# Prove a solution of a differential equation is bounded

I am interested in the differential equation

$$(\mathcal{S})\left\{ \begin{array}{l} y'(t) = \displaystyle \frac{y^{2}(t)}{1+t^{2}+y^{2}(t)} \\[2mm] y(0) = \displaystyle \frac{3}{4} \end{array} \right.$$

Let $y$ be a maximal solution of $(\mathcal{S})$. I already proved that $y$ is defined on $\mathbb{R}$. However, I do not see how to prove that $\displaystyle \lim \limits_{t \to +\infty} y(t)$ is lower than $14$ and $\displaystyle \lim \limits_{t \to -\infty} y(t)$ is greater than $\frac{1}{3}$. A hint would be appreciated !
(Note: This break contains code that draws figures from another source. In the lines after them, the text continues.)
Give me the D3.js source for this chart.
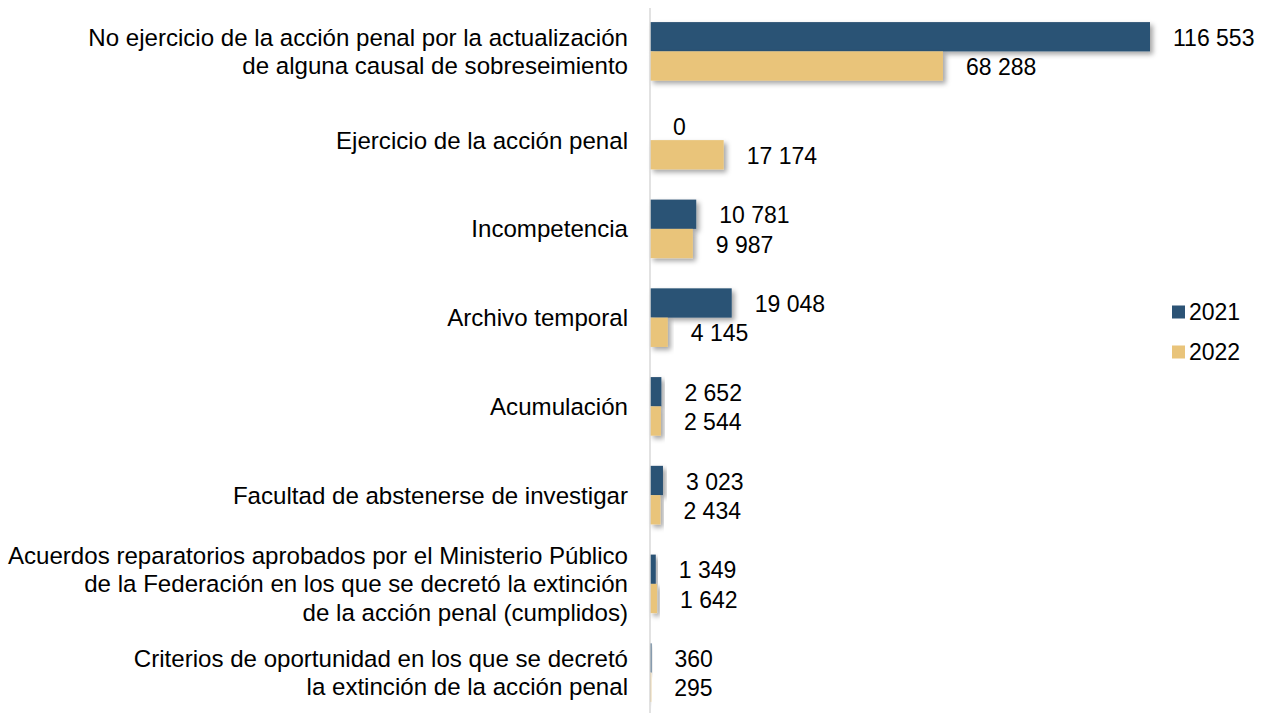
<!DOCTYPE html>
<html>
<head>
<meta charset="utf-8">
<script src="https://cdn.jsdelivr.net/npm/d3@7"></script>
<style>
  body { margin: 0; background: #fff; }
  text { font-family: "Liberation Sans", Arial, sans-serif; fill: #000; }
</style>
</head>
<body>
<div id="chart"></div>
<script>
var categories = [
    ["No ejercicio de la acción penal por la actualización", "de alguna causal de sobreseimiento"],
    ["Ejercicio de la acción penal"],
    ["Incompetencia"],
    ["Archivo temporal"],
    ["Acumulación"],
    ["Facultad de abstenerse de investigar"],
    ["Acuerdos reparatorios aprobados por el Ministerio Público", "de la Federación en los que se decretó la extinción", "de la acción penal (cumplidos)"],
    ["Criterios de oportunidad en los que se decretó", "la extinción de la acción penal"]
];
var series_names = ["2021", "2022"];
var values_2021 = [116553, 0, 10781, 19048, 2652, 3023, 1349, 360];
var values_2022 = [68288, 17174, 9987, 4145, 2544, 2434, 1642, 295];
var colors = ["#2C5375", "#E9C47A"];

function draw_chart() {
    const W = 1264, H = 713;
    const X0 = 650;
    const CAT_FONT = 24.1;
    const VAL_FONT = 23;

    var svg = d3.select("#chart").append("svg")
        .attr("width", W)
        .attr("height", H);

    var defs = svg.append("defs");
    defs.append("filter")
        .attr("id", "shadow")
        .attr("x", "-20%").attr("y", "-20%")
        .attr("width", "150%").attr("height", "160%")
        .append("feDropShadow")
        .attr("dx", 3).attr("dy", 3)
        .attr("stdDeviation", 2.5)
        .attr("flood-color", "#000")
        .attr("flood-opacity", 0.35);

    var y = d3.scaleBand()
        .domain(d3.range(categories.length))
        .range([7, 717])
        .paddingInner(0.34)
        .paddingOuter(0.17);

    var y_inner = d3.scaleBand()
        .domain([0, 1])
        .range([0, y.bandwidth()]);

    var x = d3.scaleLinear()
        .domain([0, 116553])
        .range([X0, 1150]);

    var fmt = function (v) { return d3.format(",")(v).replace(/,/g, " "); };

    var rows = categories.map(function (c, i) {
        return { i: i, label: c, vals: [values_2021[i], values_2022[i]] };
    });

    var group = svg.selectAll("g.cat")
        .data(rows)
        .enter()
        .append("g")
        .attr("class", "cat")
        .attr("transform", function (d) { return "translate(0," + y(d.i) + ")"; });

    group.selectAll("rect")
        .data(function (d) { return d.vals.map(function (v, s) { return { v: v, s: s }; }); })
        .enter()
        .append("rect")
        .attr("x", x(0))
        .attr("y", function (d) { return y_inner(d.s); })
        .attr("width", function (d) { return x(d.v) - x(0); })
        .attr("height", y_inner.bandwidth())
        .attr("fill", function (d) { return colors[d.s]; })
        .attr("filter", "url(#shadow)");

    group.selectAll("text.val")
        .data(function (d) { return d.vals.map(function (v, s) { return { v: v, s: s }; }); })
        .enter()
        .append("text")
        .attr("class", "val")
        .attr("x", function (d) { return x(d.v) + 23; })
        .attr("y", function (d) { return y_inner(d.s) + y_inner.bandwidth() / 2 + 1; })
        .attr("dy", "0.35em")
        .attr("font-size", VAL_FONT)
        .text(function (d) { return fmt(d.v); });

    // category labels
    const LINE_H = 28.5;
    group.append("text")
        .attr("class", "cat-label")
        .attr("text-anchor", "end")
        .attr("font-size", CAT_FONT)
        .each(function (d) {
            var t = d3.select(this);
            var n = d.label.length;
            d.label.forEach(function (line, k) {
                t.append("tspan")
                    .attr("x", 628)
                    .attr("y", y.bandwidth() / 2 + (k - (n - 1) / 2) * LINE_H)
                    .attr("dy", "0.35em")
                    .text(line);
            });
        });

    // axis line
    svg.append("line")
        .attr("x1", X0).attr("x2", X0)
        .attr("y1", 8).attr("y2", H)
        .attr("stroke", "#D9D9D9")
        .attr("stroke-width", 1.5);

    // legend
    var legend = svg.selectAll("g.legend")
        .data(series_names)
        .enter()
        .append("g")
        .attr("class", "legend")
        .attr("transform", function (d, i) { return "translate(1172," + (312 + i * 40) + ")"; });

    legend.append("rect")
        .attr("x", 0).attr("y", -6.5)
        .attr("width", 13).attr("height", 13)
        .attr("fill", function (d, i) { return colors[i]; });

    legend.append("text")
        .attr("x", 17)
        .attr("y", 0)
        .attr("dy", "0.35em")
        .attr("font-size", VAL_FONT)
        .text(function (d) { return d; });
}

draw_chart();
</script>
</body>
</html>
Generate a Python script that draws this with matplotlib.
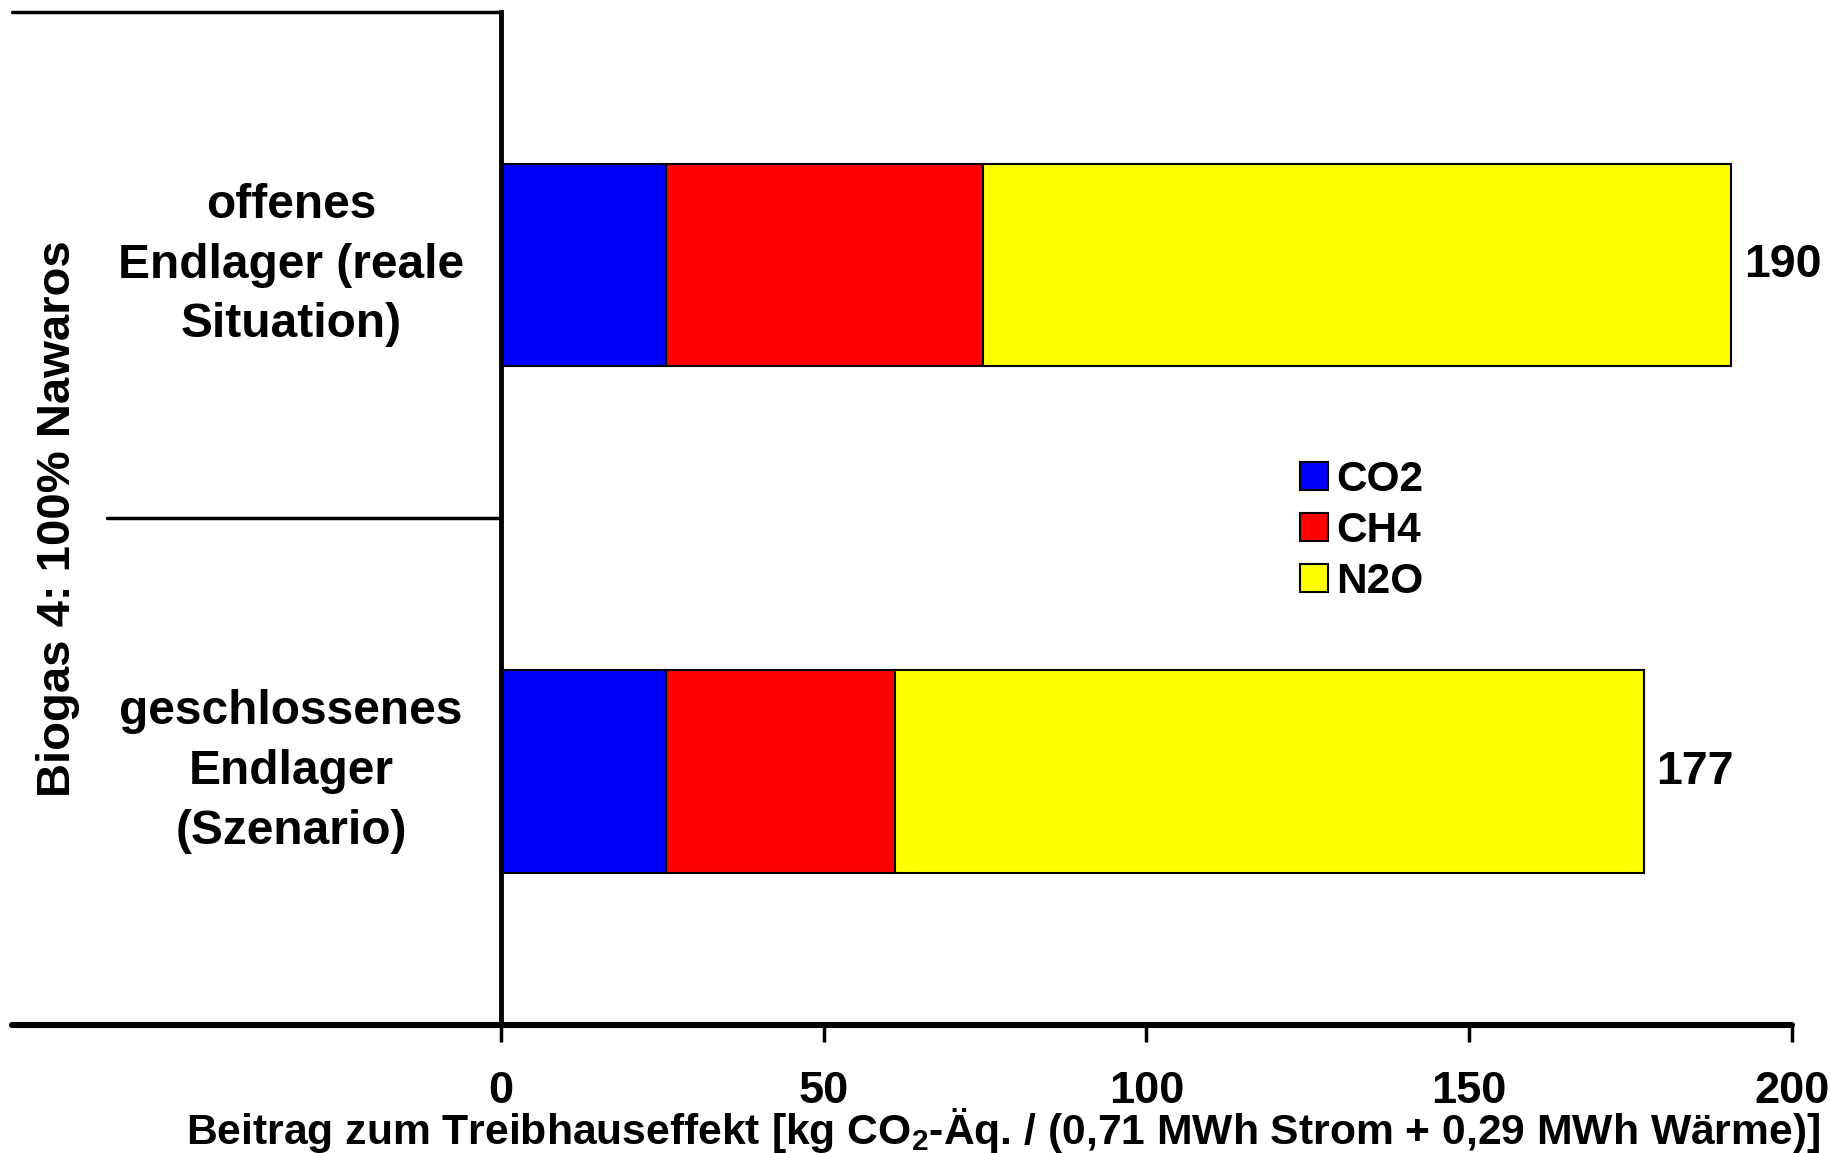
import numpy as np
import matplotlib.pyplot as plt

plt.rcParams['font.family'] = ['Liberation Sans', 'DejaVu Sans']
plt.rcParams['font.weight'] = 'bold'
plt.rcParams['mathtext.fontset'] = 'custom'
plt.rcParams['mathtext.rm'] = 'Liberation Sans:bold'
plt.rcParams['mathtext.default'] = 'regular'

# Daten
kategorien = ['offenes\nEndlager (reale\nSituation)',
              'geschlossenes\nEndlager\n(Szenario)']
co2 = [25.6, 25.6]
ch4 = [49.0, 35.4]
n2o = [116.0, 116.0]
summen = [190, 177]
gase = ['CO2', 'CH4', 'N2O']
farben = ['#0000ff', '#ff0000', '#ffff00']
xticks = [0, 50, 100, 150, 200]

fig = plt.figure(figsize=(18.31, 11.53), dpi=100)
ax = fig.add_axes([0.27362, 0.11102, 0.70508, 0.87883])

y = np.arange(len(kategorien))
links = np.zeros(len(kategorien))
for werte, name, farbe in zip([co2, ch4, n2o], gase, farben):
    ax.barh(y, werte, left=links, height=0.4, color=farbe,
            edgecolor='black', linewidth=1.5, label=name)
    links = links + np.array(werte)

# Summenwerte rechts neben den Balken
for yi, s, ende in zip(y, summen, links):
    ax.annotate(str(s), xy=(ende, yi), xytext=(9, 0), textcoords='offset points',
                ha='left', va='center', fontsize=33.5, fontweight='bold')

ax.set_xlim(0, 200)
ax.set_ylim(1.5, -0.5)
ax.set_xticks(xticks)
ax.set_xticklabels([str(t) for t in xticks], fontsize=32.5, fontweight='bold')
ax.tick_params(axis='x', direction='out', length=12, width=2.5, pad=21)
ax.set_yticks([])

for s in ['top', 'right']:
    ax.spines[s].set_visible(False)
ax.spines['left'].set_linewidth(3.5)
ax.spines['bottom'].set_visible(False)

# Linien links (Gruppierung)
ax.plot([-0.3788, 1.0], [0, 0], transform=ax.transAxes, color='black',
        lw=4.4, clip_on=False, solid_capstyle='round')
ax.plot([-0.3788, 0], [1, 1], transform=ax.transAxes, color='black',
        lw=2.5, clip_on=False, solid_capstyle='round')
ax.plot([-0.3052, 0], [0.5, 0.5], transform=ax.transAxes, color='black',
        lw=2.5, clip_on=False, solid_capstyle='round')

# Kategorienbeschriftung
for yi, k in zip(y, kategorien):
    ax.text(-0.1627, yi, k, transform=ax.get_yaxis_transform(),
            ha='center', va='center', fontsize=34.5, fontweight='bold',
            linespacing=1.42)

ax.text(-0.343, 0.5, 'Biogas 4: 100% Nawaros', transform=ax.transAxes,
        rotation=90, ha='center', va='center', fontsize=34, fontweight='bold')

fig.text(0.548, 0.0075,
         'Beitrag zum Treibhauseffekt [kg CO$_2$-Äq. / (0,71 MWh Strom + 0,29 MWh Wärme)]',
         ha='center', va='baseline', fontsize=30.7, fontweight='bold')

ax.legend(loc='center left', bbox_to_anchor=(0.710, 0.5395),
          bbox_transform=fig.transFigure, frameon=False, fontsize=30.5,
          handlelength=0.66, handleheight=0.66, handletextpad=0.2,
          labelspacing=0.26, borderpad=0, borderaxespad=0)

fig.savefig('out.png', dpi=100)
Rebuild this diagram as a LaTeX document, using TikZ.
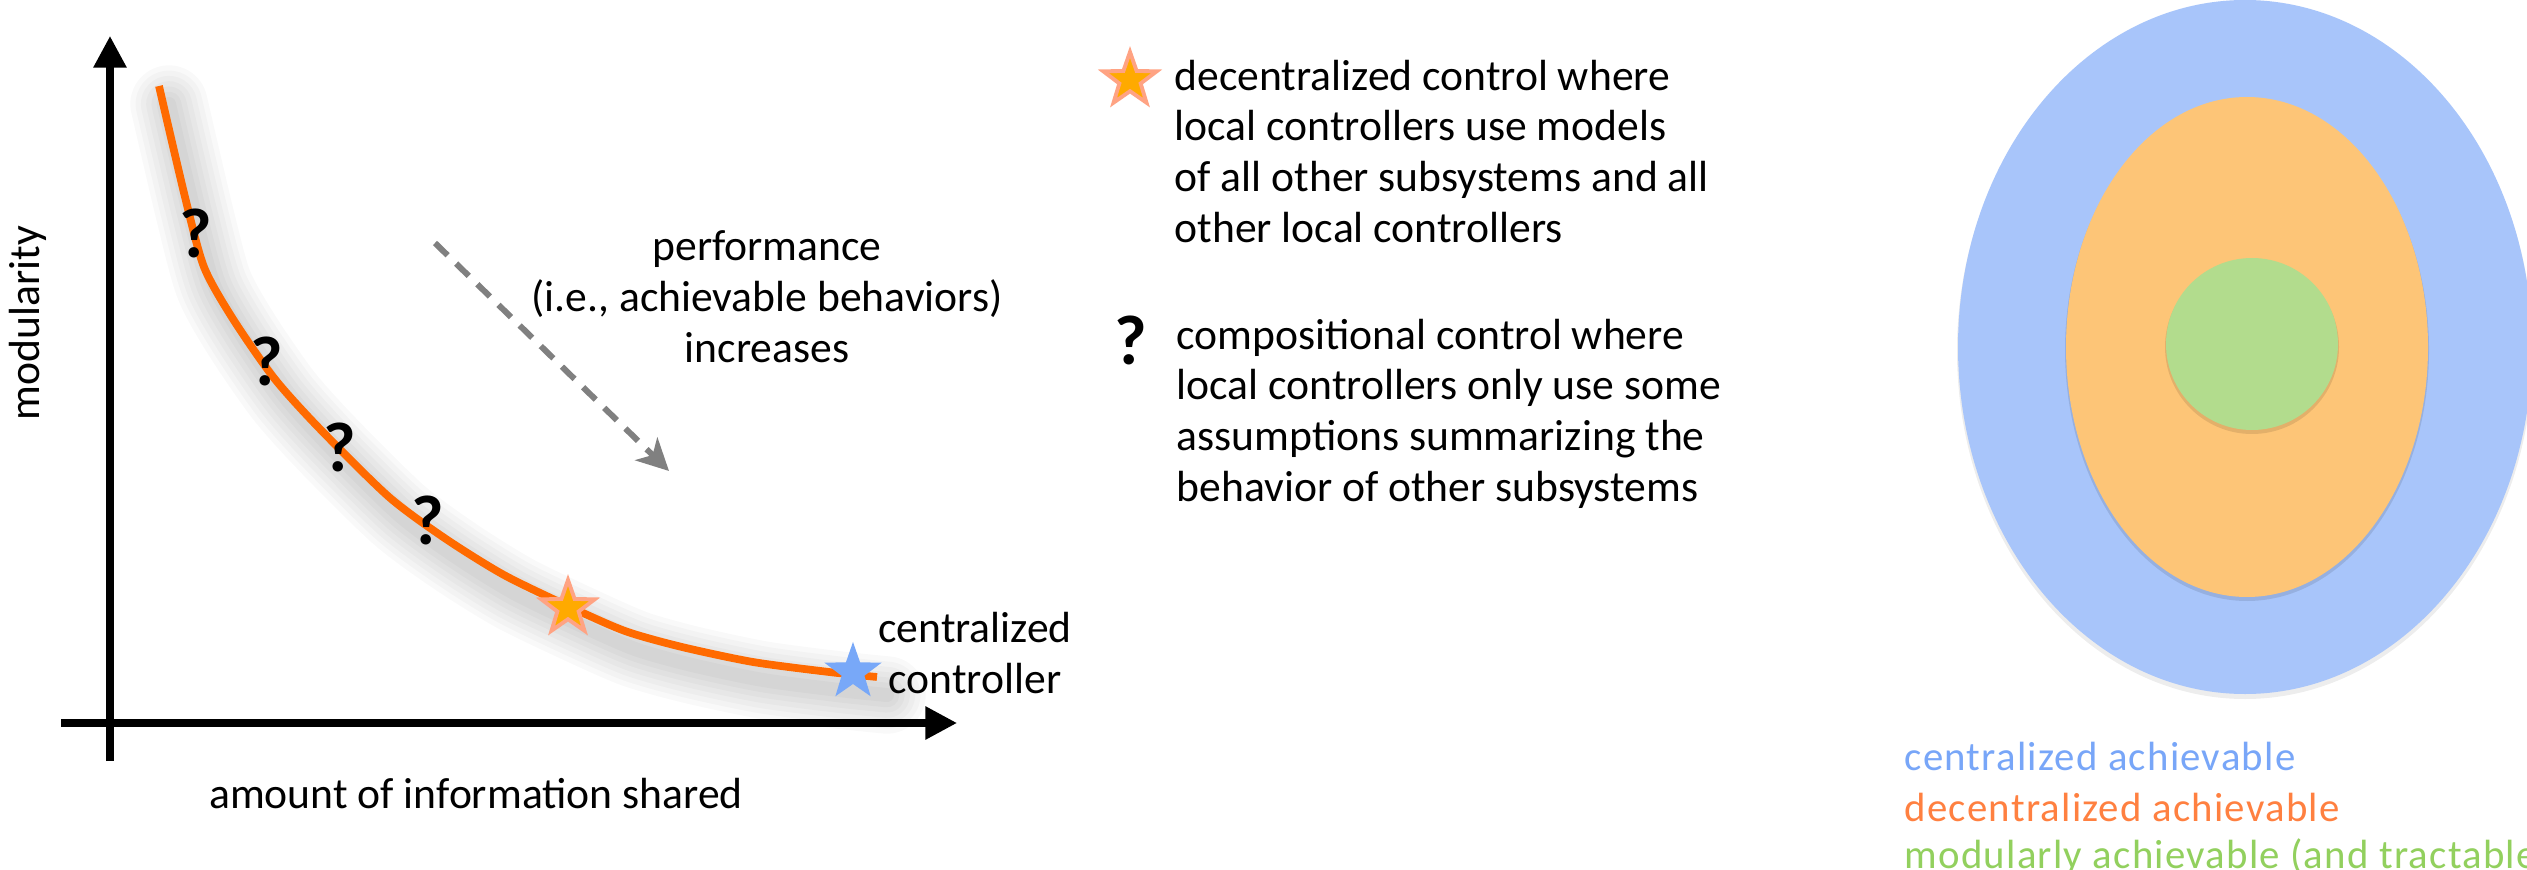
\documentclass[tikz,border=0pt]{standalone}
\usepackage{fontspec}
\setmainfont{Carlito}
\newfontfamily\setfont[LetterSpace=3]{Carlito}
\usetikzlibrary{arrows.meta,shapes.geometric}

\definecolor{curveorange}{HTML}{FF6A00}
\definecolor{starorange}{HTML}{FFAA00}
\definecolor{starrim}{HTML}{FFA383}
\definecolor{starblue}{HTML}{78A8F8}
\definecolor{setblue}{HTML}{A8C5FA}
\definecolor{setorange}{HTML}{FDC577}
\definecolor{setgreen}{HTML}{B2DC8D}
\definecolor{txtblue}{HTML}{78A6F8}
\definecolor{txtorange}{HTML}{FF8040}
\definecolor{txtgreen}{HTML}{92D05E}

\tikzset{
    plotaxis/.style={line width=2pt, -{Triangle[length=9pt, width=9pt]}},
    perfarrow/.style={draw=black!50, line width=1.7pt, dash pattern=on 5pt off 3.4pt,
        -{Stealth[length=9pt, width=9pt, inset=2.5pt]}},
    bodytext/.style={font=\fontsize{12.4}{14.4}\selectfont, inner sep=0pt},
    qmark/.style={font=\fontsize{20}{20}\selectfont\bfseries, inner sep=0pt},
    decstar/.style={star, star points=5, star point ratio=2.5, minimum size=0.56cm,
        inner sep=0pt, fill=starorange, draw=starrim, line width=1.1pt},
    censtar/.style={star, star points=5, star point ratio=2.5, minimum size=0.6cm,
        inner sep=0pt, fill=starblue},
    setlabel/.style={font=\setfont\fontsize{11.6}{14}\selectfont, inner sep=0pt, anchor=base west}
}

% the trade-off curve, in pixel units
\newcommand{\tradeoff}{plot[smooth, tension=0.45] coordinates {(159,86) (185,197) (204,267)
    (233,319) (274,378) (319,428) (389,497) (446,539) (504,575) (568,606) (625,631)
    (682,647) (753,662) (829,672) (877,677)}}

\begin{document}
\begin{tikzpicture}[x=0.01cm, y=-0.01cm]
    \useasboundingbox (0,0) rectangle (2527,870);
    \clip (0,0) rectangle (2527,870);
    \fill[white] (0,0) rectangle (2527,870);

    % ================= left: modularity vs. information =================
    % 1. axes
    \coordinate (ybot) at (110,761);
    \coordinate (ytop) at (110,36);
    \coordinate (xleft) at (61,723);
    \coordinate (xright) at (957,723);
    \draw[plotaxis] (ybot) -- (ytop);
    \draw[plotaxis] (xleft) -- (xright);
    \node[bodytext, rotate=90] (ylabel) at (28,323) {modularity};
    \node[bodytext, anchor=base] (xlabel) at (476,808) {amount of information shared};

    % 2. soft shadow under the curve
    \begin{scope}[shift={(10,18)}]
        \foreach \w in {22, 19, 16, 13, 10, 7, 4} {
            \draw[black, line width=\w pt, opacity=0.022, line cap=round, line join=round] \tradeoff;
        }
    \end{scope}

    % 3. the curve itself
    \draw[curveorange, line width=2.2pt, line join=round] \tradeoff;

    % 4. compositional points
    \foreach \px/\py [count=\i] in {196/233, 267/361, 340/447, 428/520} {
        \node[qmark] (q\i) at (\px,\py) {?};
    }

    % 5. decentralized and centralized points
    \node[decstar] (decpt) at (568,608) {};
    \node[censtar] (cenpt) at (853,672) {};
    \node[bodytext, align=center, anchor=base] (cenlabel) at (975,693) {centralized\\controller};

    % 6. performance arrow
    \coordinate (perfstart) at (435,243);
    \coordinate (perfend) at (669,471);
    \draw[perfarrow] (perfstart) -- (perfend);
    \node[bodytext, align=center, anchor=base] (perflabel) at (767,362)
        {performance\\(i.e., achievable behaviors)\\increases};

    % ================= middle: legend =================
    \node[decstar] (legstar) at (1130,80) {};
    \node[bodytext, align=left, anchor=base west] (legdec) at (1174,242)
        {decentralized control where\\local controllers use models\\of all other subsystems and all\\other local controllers};
    \node[qmark] (legq) at (1131,340) {?};
    \node[bodytext, align=left, anchor=base west] (legcomp) at (1176,501)
        {compositional control where\\local controllers only use some\\assumptions summarizing the\\behavior of other subsystems};

    % ================= right: nested sets =================
    \fill[black, opacity=0.07] (2245,351) ellipse (288 and 348);
    \fill[setblue] (2245,347) ellipse (287 and 347);
    \fill[black, opacity=0.1] (2247,350) ellipse (182 and 251);
    \fill[setorange] (2247,347) ellipse (181 and 250);
    \fill[black, opacity=0.1] (2252,347) ellipse (87 and 87);
    \fill[setgreen] (2252,344) ellipse (86 and 86);

    \node[setlabel, txtblue] (lblcen) at (1904,770) {centralized achievable};
    \node[setlabel, txtorange] (lbldec) at (1904,821) {decentralized achievable};
    \node[setlabel, txtgreen] (lblmod) at (1904,868) {modularly achievable (and tractable};
\end{tikzpicture}
\end{document}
• Where do the constants $14$ and $1/3$ come from? The text of the exercise? – TZakrevskiy Mar 13 '15 at 22:48
• @TZakrevskiy : Yes, from the text of the exercise! – Odile Mar 13 '15 at 23:14
• $\frac13$ is odd. – Did Mar 14 '15 at 15:45

From the equation $0<y'\le1$, so that $y$ is increasing and $$\frac34\le y(t)\le\frac34+t,\quad t\ge0.$$ Substituting into the equation we get $$y'\le\frac{y^2}{1+t^2+(3/4)^2}=\frac{y^2}{t^2+(5/4)^2}.$$ Integrate to obtain $$-\frac{1}{y}+\frac43\le\frac45\arctan\frac{4\,t}{5},\quad t\ge0,$$ and from here $$y(t)\le\frac{1}{4/3-(4/5)\arctan t}<\frac{1}{4/3-(4/5)(\pi/2)}=13.038\dots$$